Stored data
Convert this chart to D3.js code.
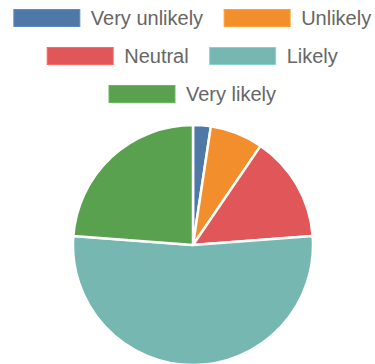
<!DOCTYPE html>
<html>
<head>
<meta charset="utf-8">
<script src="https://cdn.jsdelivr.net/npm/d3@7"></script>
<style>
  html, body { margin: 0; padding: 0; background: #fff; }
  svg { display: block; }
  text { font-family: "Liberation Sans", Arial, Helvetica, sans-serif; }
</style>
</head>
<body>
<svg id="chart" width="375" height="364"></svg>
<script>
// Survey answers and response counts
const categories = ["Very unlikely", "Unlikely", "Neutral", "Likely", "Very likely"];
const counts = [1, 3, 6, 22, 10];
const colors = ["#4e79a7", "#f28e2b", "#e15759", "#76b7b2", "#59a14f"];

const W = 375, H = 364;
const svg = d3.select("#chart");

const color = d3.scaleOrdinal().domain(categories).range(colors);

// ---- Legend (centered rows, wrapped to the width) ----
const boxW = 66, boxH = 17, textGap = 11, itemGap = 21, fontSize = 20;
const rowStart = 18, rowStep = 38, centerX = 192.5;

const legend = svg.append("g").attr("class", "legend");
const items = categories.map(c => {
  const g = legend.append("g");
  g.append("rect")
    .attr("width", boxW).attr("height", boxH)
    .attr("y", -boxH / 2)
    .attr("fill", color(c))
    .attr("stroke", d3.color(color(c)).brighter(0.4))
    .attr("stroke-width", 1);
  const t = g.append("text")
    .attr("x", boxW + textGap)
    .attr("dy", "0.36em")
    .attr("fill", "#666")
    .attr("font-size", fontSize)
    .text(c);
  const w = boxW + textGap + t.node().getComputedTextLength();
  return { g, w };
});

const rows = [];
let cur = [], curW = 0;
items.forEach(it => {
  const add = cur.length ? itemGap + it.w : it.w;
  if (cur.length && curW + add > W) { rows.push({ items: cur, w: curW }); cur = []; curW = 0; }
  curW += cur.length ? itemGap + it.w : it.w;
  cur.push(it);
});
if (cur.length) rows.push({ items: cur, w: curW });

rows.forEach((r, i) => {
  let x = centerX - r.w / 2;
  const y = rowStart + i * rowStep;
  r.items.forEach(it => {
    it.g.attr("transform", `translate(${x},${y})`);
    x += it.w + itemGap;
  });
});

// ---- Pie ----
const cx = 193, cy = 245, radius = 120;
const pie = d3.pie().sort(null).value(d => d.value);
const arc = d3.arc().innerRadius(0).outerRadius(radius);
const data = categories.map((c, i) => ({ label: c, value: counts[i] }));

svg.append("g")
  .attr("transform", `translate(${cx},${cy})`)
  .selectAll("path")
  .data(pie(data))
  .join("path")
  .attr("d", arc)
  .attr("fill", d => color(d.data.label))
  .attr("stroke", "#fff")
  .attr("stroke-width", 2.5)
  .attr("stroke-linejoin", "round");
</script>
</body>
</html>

Objective
Leave out the pictures. Transcribe only the lines above, from the first through the one that contains "const data = categories.map((c, i)".

Answer to this task
Convert this chart to D3.js code.
<!DOCTYPE html>
<html>
<head>
<meta charset="utf-8">
<script src="https://cdn.jsdelivr.net/npm/d3@7"></script>
<style>
  html, body { margin: 0; padding: 0; background: #fff; }
  svg { display: block; }
  text { font-family: "Liberation Sans", Arial, Helvetica, sans-serif; }
</style>
</head>
<body>
<svg id="chart" width="375" height="364"></svg>
<script>
// Survey answers and response counts
const categories = ["Very unlikely", "Unlikely", "Neutral", "Likely", "Very likely"];
const counts = [1, 3, 6, 22, 10];
const colors = ["#4e79a7", "#f28e2b", "#e15759", "#76b7b2", "#59a14f"];

const W = 375, H = 364;
const svg = d3.select("#chart");

const color = d3.scaleOrdinal().domain(categories).range(colors);

// ---- Legend (centered rows, wrapped to the width) ----
const boxW = 66, boxH = 17, textGap = 11, itemGap = 21, fontSize = 20;
const rowStart = 18, rowStep = 38, centerX = 192.5;

const legend = svg.append("g").attr("class", "legend");
const items = categories.map(c => {
  const g = legend.append("g");
  g.append("rect")
    .attr("width", boxW).attr("height", boxH)
    .attr("y", -boxH / 2)
    .attr("fill", color(c))
    .attr("stroke", d3.color(color(c)).brighter(0.4))
    .attr("stroke-width", 1);
  const t = g.append("text")
    .attr("x", boxW + textGap)
    .attr("dy", "0.36em")
    .attr("fill", "#666")
    .attr("font-size", fontSize)
    .text(c);
  const w = boxW + textGap + t.node().getComputedTextLength();
  return { g, w };
});

const rows = [];
let cur = [], curW = 0;
items.forEach(it => {
  const add = cur.length ? itemGap + it.w : it.w;
  if (cur.length && curW + add > W) { rows.push({ items: cur, w: curW }); cur = []; curW = 0; }
  curW += cur.length ? itemGap + it.w : it.w;
  cur.push(it);
});
if (cur.length) rows.push({ items: cur, w: curW });

rows.forEach((r, i) => {
  let x = centerX - r.w / 2;
  const y = rowStart + i * rowStep;
  r.items.forEach(it => {
    it.g.attr("transform", `translate(${x},${y})`);
    x += it.w + itemGap;
  });
});

// ---- Pie ----
const cx = 193, cy = 245, radius = 120;
const pie = d3.pie().sort(null).value(d => d.value);
const arc = d3.arc().innerRadius(0).outerRadius(radius);
const data = categories.map((c, i) => ({ label: c, value: counts[i] }));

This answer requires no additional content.